— START OF Data —
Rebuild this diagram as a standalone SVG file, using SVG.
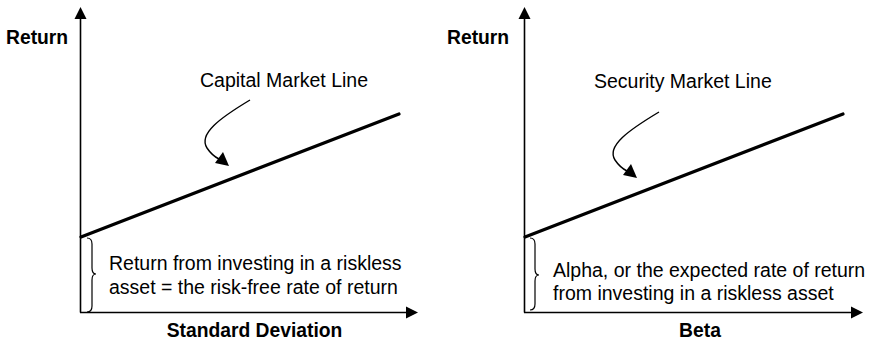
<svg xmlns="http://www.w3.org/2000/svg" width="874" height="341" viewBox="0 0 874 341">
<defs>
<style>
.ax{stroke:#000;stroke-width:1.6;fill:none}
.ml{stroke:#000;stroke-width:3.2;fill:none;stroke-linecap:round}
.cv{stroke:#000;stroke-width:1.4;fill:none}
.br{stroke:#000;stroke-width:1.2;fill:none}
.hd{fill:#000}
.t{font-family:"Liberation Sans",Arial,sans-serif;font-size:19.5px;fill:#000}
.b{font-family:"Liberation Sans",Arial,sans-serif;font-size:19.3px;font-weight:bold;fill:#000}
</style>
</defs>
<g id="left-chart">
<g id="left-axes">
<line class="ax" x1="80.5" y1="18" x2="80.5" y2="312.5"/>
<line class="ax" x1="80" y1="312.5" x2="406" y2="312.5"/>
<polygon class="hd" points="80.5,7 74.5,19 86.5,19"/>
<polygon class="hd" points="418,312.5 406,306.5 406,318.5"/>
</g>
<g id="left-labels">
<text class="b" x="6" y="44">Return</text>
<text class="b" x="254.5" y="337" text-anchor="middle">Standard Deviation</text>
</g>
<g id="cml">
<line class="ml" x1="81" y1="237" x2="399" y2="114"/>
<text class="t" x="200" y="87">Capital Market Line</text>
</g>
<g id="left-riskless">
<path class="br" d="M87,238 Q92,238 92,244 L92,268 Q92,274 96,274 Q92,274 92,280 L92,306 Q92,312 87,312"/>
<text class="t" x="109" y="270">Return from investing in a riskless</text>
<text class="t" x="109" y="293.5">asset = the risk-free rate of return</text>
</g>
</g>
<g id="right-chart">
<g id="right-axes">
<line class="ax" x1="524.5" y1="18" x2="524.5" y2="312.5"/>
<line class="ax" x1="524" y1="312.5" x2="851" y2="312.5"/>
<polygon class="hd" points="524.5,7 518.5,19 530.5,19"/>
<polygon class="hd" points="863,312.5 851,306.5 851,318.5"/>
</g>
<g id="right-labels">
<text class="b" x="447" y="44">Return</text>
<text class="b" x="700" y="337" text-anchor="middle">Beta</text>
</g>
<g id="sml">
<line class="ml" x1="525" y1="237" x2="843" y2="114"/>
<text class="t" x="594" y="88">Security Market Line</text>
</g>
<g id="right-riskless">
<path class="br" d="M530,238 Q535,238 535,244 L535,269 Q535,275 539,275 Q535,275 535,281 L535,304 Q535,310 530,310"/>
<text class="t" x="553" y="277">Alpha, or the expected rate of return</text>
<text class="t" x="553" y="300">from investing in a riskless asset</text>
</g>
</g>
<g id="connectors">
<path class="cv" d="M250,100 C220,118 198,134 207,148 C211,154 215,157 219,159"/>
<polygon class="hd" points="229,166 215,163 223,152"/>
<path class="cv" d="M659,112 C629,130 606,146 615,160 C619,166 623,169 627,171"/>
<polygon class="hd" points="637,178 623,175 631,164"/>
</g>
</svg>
— END OF Data —
_Task to carry out:_ Return to the listing above and set it down exactly, leaving out its pictures.

_The result:_
Rebuild this diagram as a standalone SVG file, using SVG.
<svg xmlns="http://www.w3.org/2000/svg" width="874" height="341" viewBox="0 0 874 341">
<defs>
<style>
.ax{stroke:#000;stroke-width:1.6;fill:none}
.ml{stroke:#000;stroke-width:3.2;fill:none;stroke-linecap:round}
.cv{stroke:#000;stroke-width:1.4;fill:none}
.br{stroke:#000;stroke-width:1.2;fill:none}
.hd{fill:#000}
.t{font-family:"Liberation Sans",Arial,sans-serif;font-size:19.5px;fill:#000}
.b{font-family:"Liberation Sans",Arial,sans-serif;font-size:19.3px;font-weight:bold;fill:#000}
</style>
</defs>
<g id="left-chart">
<g id="left-axes">
<line class="ax" x1="80.5" y1="18" x2="80.5" y2="312.5"/>
<line class="ax" x1="80" y1="312.5" x2="406" y2="312.5"/>
<polygon class="hd" points="80.5,7 74.5,19 86.5,19"/>
<polygon class="hd" points="418,312.5 406,306.5 406,318.5"/>
</g>
<g id="left-labels">
<text class="b" x="6" y="44">Return</text>
<text class="b" x="254.5" y="337" text-anchor="middle">Standard Deviation</text>
</g>
<g id="cml">
<line class="ml" x1="81" y1="237" x2="399" y2="114"/>
<text class="t" x="200" y="87">Capital Market Line</text>
</g>
<g id="left-riskless">
<path class="br" d="M87,238 Q92,238 92,244 L92,268 Q92,274 96,274 Q92,274 92,280 L92,306 Q92,312 87,312"/>
<text class="t" x="109" y="270">Return from investing in a riskless</text>
<text class="t" x="109" y="293.5">asset = the risk-free rate of return</text>
</g>
</g>
<g id="right-chart">
<g id="right-axes">
<line class="ax" x1="524.5" y1="18" x2="524.5" y2="312.5"/>
<line class="ax" x1="524" y1="312.5" x2="851" y2="312.5"/>
<polygon class="hd" points="524.5,7 518.5,19 530.5,19"/>
<polygon class="hd" points="863,312.5 851,306.5 851,318.5"/>
</g>
<g id="right-labels">
<text class="b" x="447" y="44">Return</text>
<text class="b" x="700" y="337" text-anchor="middle">Beta</text>
</g>
<g id="sml">
<line class="ml" x1="525" y1="237" x2="843" y2="114"/>
<text class="t" x="594" y="88">Security Market Line</text>
</g>
<g id="right-riskless">
<path class="br" d="M530,238 Q535,238 535,244 L535,269 Q535,275 539,275 Q535,275 535,281 L535,304 Q535,310 530,310"/>
<text class="t" x="553" y="277">Alpha, or the expected rate of return</text>
<text class="t" x="553" y="300">from investing in a riskless asset</text>
</g>
</g>
<g id="connectors">
<path class="cv" d="M250,100 C220,118 198,134 207,148 C211,154 215,157 219,159"/>
<polygon class="hd" points="229,166 215,163 223,152"/>
<path class="cv" d="M659,112 C629,130 606,146 615,160 C619,166 623,169 627,171"/>
<polygon class="hd" points="637,178 623,175 631,164"/>
</g>
</svg>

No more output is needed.